Um recado perigoso

Há muitos anos, um homem foi condenado à morte porque, durante um assalto, matou um policial. Julgado e considerado culpado, recebeu a pena capital. Seria executado na forca. O sujeito tinha uma extensa ficha criminal, que incluía furtos, roubos, um sequestro e até um estupro. Era o que muitos considerariam um caso perdido. No seu último dia, antes do encontro com o carrasco, perguntaram-lhe qual havia sido o seu primeiro delito e quando fora cometido. O condenado pensou um pouco e respondeu: “Foi aos sete anos, quando ‘peguei’ uma bola numa loja de brinquedos”.

Com algumas variações, muitos de nós ouviram histórias assim, geralmente contadas por pais zelosos como um alerta para que não tomássemos a estrada sem volta da criminalidade. Com razão, partiam do princípio de que não importava o valor do bem que se tirasse de outra pessoa. Roubar uma bala era tão errado quanto bater uma carteira ou desviar dinheiro público de uma estatal. Pena que muita gente não assimilou a lição e se tornou bandido. A situação chegou a tal ponto que certas práticas criminosas já nem são punidas.

Em 2018, um morador de Blumenau (SC) foi pego numa tentativa de furto de um botijão de gás usado no quintal de uma casa. Inicialmente, o réu havia sido condenado a dois meses e 20 dias de prisão, mais uma pequena multa. No entanto, a sentença foi substituída por uma medida restritiva que o impede de sair de casa durante os finais de semana. A Defensoria Pública catarinense recorreu da decisão judicial e, na última segunda-feira (4), o presidente do STJ, ministro Humberto Marti
ns, concedeu habeas corpus e suspendeu a tramitação da ação penal.

A justificativa: o acusado é primário e não possui antecedentes criminais. Além disso, o valor do bem furtado seria irrisório e acabou sendo restituído. O botijão foi avaliado em cerca de R$ 25,00 na época do crime. O ministro Humberto Martins destacou, em seu despacho sobre o caso, que o STJ tem aplicado, em processos semelhantes, o princípio da insignificância. Este é o ponto.

Num país em que todos os dias a gente vê os criminosos do colarinho branco se beneficiando de uma legislação permissiva com quem rouba milhões, parece realmente cruel que o “ladrão de galinhas” fique atrás das grades. Com o dinheiro que roubaram, “os grandes” conseguem pagar excelentes advogados, especialistas em encontrar fissuras no escudo legal que deveria nos proteger contra as safadezas. Infelizmente, parece que a sociedade se acostumou com isso. Um erro grave!

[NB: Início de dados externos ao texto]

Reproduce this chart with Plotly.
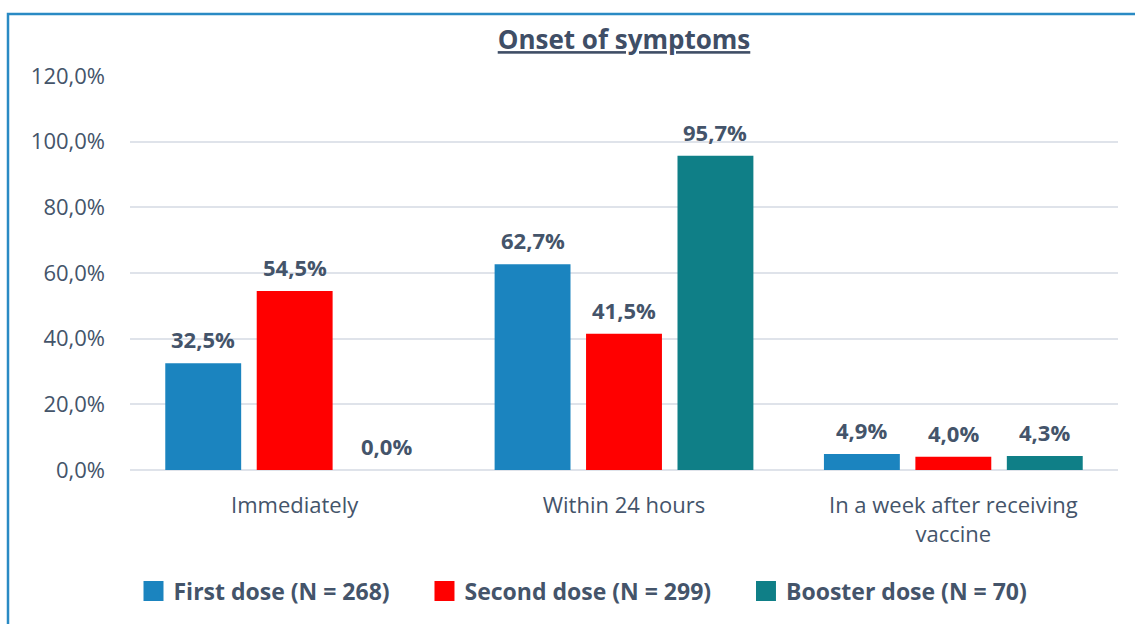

Não sou radical a ponto de defender cadeia para todo e qualquer tipo de crime, mas também não concordo que o autor de um furto, provavelmente o mais leve deles, tenha imunidade. Afinal, alguém foi prejudicado e normalmente as vítimas são trabalhadores que lutaram muito para adquirir seus bens, por mais “insignificantes” que pareçam para alguns togados. Então, ao invés de promover a Justiça, talvez estejamos mandando um recado perigoso para a sociedade: o de que “não dá nada”. E se não dá nada roubar algo “pequeno”, por que parar por aí?